- Set task -
Copy exactly the lines of the records below, and only those lines, beginning with the line that contains "Clone this chart in matplotlib." and ending with the line that contains "s.set_linewidth(0.75)".

-- start Data for the task --

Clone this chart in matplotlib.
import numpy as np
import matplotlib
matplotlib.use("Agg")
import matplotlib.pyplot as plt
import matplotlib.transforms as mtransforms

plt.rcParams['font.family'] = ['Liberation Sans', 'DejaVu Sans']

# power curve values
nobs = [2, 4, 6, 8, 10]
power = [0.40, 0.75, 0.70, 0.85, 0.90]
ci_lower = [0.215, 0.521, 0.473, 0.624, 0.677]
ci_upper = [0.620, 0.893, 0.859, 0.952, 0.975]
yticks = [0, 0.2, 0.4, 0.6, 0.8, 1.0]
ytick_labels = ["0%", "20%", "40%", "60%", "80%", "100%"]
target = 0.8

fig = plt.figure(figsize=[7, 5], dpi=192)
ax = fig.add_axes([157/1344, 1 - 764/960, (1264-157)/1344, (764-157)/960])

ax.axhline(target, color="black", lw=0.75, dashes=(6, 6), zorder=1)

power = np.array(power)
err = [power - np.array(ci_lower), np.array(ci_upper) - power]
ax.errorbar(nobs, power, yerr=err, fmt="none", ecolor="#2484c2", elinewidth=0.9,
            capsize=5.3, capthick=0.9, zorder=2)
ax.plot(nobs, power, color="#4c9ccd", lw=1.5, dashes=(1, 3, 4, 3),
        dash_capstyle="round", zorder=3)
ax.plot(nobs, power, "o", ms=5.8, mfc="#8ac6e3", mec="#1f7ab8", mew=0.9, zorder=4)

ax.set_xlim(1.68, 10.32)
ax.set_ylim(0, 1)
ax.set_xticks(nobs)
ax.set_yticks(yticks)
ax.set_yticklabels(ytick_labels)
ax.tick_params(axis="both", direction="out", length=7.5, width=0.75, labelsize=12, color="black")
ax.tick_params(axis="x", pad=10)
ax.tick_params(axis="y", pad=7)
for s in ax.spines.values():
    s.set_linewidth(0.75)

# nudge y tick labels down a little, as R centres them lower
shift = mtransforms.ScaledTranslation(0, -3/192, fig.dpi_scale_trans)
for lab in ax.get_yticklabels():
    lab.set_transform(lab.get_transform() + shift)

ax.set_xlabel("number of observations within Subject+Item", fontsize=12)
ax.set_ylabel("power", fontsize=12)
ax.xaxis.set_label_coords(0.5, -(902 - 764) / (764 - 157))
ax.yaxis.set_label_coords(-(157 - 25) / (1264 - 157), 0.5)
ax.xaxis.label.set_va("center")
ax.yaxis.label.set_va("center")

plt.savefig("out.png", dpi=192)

-- end Data for the task --
-- start Data for the task --

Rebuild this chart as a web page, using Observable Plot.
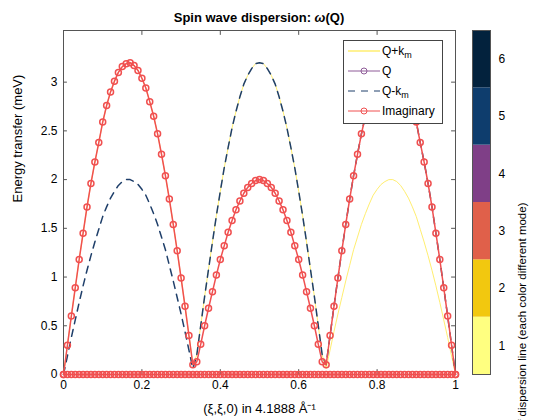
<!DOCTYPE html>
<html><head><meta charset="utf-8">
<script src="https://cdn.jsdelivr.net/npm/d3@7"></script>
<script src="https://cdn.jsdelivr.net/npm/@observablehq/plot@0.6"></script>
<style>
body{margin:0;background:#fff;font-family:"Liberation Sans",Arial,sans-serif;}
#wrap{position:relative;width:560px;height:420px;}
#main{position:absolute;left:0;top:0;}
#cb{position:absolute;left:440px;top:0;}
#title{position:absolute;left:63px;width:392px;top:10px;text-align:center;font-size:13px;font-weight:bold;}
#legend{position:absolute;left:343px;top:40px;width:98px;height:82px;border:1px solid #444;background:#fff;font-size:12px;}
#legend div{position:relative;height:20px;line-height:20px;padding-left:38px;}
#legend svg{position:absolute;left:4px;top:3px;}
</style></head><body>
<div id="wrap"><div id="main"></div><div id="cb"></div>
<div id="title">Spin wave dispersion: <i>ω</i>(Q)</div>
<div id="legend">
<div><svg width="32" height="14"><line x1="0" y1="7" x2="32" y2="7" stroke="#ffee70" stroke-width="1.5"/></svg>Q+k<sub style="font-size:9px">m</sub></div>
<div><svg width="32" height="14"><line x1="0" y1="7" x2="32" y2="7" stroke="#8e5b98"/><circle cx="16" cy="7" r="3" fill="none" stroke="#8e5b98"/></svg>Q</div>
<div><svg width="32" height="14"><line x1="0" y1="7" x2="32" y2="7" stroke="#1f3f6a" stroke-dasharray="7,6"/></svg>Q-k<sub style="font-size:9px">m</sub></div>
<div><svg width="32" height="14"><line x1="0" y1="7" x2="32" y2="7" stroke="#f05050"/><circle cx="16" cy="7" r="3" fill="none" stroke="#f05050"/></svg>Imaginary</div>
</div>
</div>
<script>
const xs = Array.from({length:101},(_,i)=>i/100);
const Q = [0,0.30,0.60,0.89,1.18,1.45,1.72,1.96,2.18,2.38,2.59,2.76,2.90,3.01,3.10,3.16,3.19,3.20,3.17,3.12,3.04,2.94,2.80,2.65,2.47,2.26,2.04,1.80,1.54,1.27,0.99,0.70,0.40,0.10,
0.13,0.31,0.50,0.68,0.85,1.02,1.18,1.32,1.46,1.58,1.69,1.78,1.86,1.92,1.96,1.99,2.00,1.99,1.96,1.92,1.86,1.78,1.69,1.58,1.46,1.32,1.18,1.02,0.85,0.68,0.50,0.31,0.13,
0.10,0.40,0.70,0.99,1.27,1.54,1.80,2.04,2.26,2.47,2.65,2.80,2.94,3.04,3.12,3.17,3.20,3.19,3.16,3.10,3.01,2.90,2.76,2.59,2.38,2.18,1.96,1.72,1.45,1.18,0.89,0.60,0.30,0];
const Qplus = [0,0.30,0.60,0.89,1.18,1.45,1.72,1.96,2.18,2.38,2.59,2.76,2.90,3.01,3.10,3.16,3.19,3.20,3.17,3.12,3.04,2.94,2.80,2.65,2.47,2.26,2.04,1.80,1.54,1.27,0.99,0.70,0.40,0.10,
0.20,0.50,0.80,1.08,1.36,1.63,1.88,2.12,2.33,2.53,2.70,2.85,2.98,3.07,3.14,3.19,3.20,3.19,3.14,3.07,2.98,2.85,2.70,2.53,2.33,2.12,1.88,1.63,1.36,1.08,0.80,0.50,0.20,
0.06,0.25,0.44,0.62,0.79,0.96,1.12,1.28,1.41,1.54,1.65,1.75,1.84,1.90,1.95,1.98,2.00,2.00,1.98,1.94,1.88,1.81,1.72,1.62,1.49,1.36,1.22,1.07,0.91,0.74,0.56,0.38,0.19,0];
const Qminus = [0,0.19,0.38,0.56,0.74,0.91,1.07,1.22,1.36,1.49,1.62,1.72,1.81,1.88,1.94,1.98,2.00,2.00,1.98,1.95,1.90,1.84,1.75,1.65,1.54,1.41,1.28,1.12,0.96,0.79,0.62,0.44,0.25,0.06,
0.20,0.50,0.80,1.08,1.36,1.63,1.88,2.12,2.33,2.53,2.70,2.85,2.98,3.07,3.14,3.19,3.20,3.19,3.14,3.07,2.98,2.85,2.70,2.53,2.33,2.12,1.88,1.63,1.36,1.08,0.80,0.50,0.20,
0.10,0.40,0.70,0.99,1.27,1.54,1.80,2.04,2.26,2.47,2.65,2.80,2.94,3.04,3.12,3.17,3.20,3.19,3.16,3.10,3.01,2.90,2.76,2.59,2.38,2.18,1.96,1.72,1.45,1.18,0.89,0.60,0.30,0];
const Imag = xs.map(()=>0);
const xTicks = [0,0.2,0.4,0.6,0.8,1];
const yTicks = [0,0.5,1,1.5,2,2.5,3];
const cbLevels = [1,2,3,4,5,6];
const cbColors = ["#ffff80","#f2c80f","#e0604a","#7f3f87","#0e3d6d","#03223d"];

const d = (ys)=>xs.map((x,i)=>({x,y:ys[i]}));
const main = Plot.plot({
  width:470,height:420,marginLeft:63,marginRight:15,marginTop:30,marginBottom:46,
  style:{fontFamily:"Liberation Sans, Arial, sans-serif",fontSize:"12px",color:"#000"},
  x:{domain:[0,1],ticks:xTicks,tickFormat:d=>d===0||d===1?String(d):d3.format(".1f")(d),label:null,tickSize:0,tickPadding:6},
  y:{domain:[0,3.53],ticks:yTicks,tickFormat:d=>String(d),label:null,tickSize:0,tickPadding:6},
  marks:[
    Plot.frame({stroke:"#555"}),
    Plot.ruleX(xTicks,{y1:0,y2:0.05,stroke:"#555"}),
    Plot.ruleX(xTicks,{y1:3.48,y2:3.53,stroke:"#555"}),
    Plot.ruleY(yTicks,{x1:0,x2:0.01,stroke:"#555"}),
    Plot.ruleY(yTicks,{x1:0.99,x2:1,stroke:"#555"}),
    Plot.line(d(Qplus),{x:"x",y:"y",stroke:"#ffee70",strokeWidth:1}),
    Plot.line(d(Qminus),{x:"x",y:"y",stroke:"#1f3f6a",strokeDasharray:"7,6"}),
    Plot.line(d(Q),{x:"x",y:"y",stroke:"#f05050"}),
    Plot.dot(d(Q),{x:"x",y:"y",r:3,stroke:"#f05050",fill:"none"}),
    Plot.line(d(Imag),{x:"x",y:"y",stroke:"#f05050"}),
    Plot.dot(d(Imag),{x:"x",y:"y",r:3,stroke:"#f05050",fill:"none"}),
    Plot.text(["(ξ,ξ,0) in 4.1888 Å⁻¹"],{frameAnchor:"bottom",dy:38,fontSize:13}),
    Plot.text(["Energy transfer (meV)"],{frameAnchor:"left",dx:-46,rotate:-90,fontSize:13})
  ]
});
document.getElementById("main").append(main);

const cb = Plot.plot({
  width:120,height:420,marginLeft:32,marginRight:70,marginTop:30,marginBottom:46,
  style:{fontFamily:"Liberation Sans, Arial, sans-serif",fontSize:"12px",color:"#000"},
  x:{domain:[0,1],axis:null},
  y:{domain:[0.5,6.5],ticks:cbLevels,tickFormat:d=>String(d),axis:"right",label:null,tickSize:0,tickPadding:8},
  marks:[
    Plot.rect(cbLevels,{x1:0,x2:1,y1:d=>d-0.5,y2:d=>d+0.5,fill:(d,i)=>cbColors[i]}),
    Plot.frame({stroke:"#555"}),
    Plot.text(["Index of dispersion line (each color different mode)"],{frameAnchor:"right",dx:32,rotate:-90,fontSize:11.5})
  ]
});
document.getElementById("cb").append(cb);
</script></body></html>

-- end Data for the task --

- Full solution -
Clone this chart in matplotlib.
import numpy as np
import matplotlib
matplotlib.use("Agg")
import matplotlib.pyplot as plt
import matplotlib.transforms as mtransforms

plt.rcParams['font.family'] = ['Liberation Sans', 'DejaVu Sans']

# power curve values
nobs = [2, 4, 6, 8, 10]
power = [0.40, 0.75, 0.70, 0.85, 0.90]
ci_lower = [0.215, 0.521, 0.473, 0.624, 0.677]
ci_upper = [0.620, 0.893, 0.859, 0.952, 0.975]
yticks = [0, 0.2, 0.4, 0.6, 0.8, 1.0]
ytick_labels = ["0%", "20%", "40%", "60%", "80%", "100%"]
target = 0.8

fig = plt.figure(figsize=[7, 5], dpi=192)
ax = fig.add_axes([157/1344, 1 - 764/960, (1264-157)/1344, (764-157)/960])

ax.axhline(target, color="black", lw=0.75, dashes=(6, 6), zorder=1)

power = np.array(power)
err = [power - np.array(ci_lower), np.array(ci_upper) - power]
ax.errorbar(nobs, power, yerr=err, fmt="none", ecolor="#2484c2", elinewidth=0.9,
            capsize=5.3, capthick=0.9, zorder=2)
ax.plot(nobs, power, color="#4c9ccd", lw=1.5, dashes=(1, 3, 4, 3),
        dash_capstyle="round", zorder=3)
ax.plot(nobs, power, "o", ms=5.8, mfc="#8ac6e3", mec="#1f7ab8", mew=0.9, zorder=4)

ax.set_xlim(1.68, 10.32)
ax.set_ylim(0, 1)
ax.set_xticks(nobs)
ax.set_yticks(yticks)
ax.set_yticklabels(ytick_labels)
ax.tick_params(axis="both", direction="out", length=7.5, width=0.75, labelsize=12, color="black")
ax.tick_params(axis="x", pad=10)
ax.tick_params(axis="y", pad=7)
for s in ax.spines.values():
    s.set_linewidth(0.75)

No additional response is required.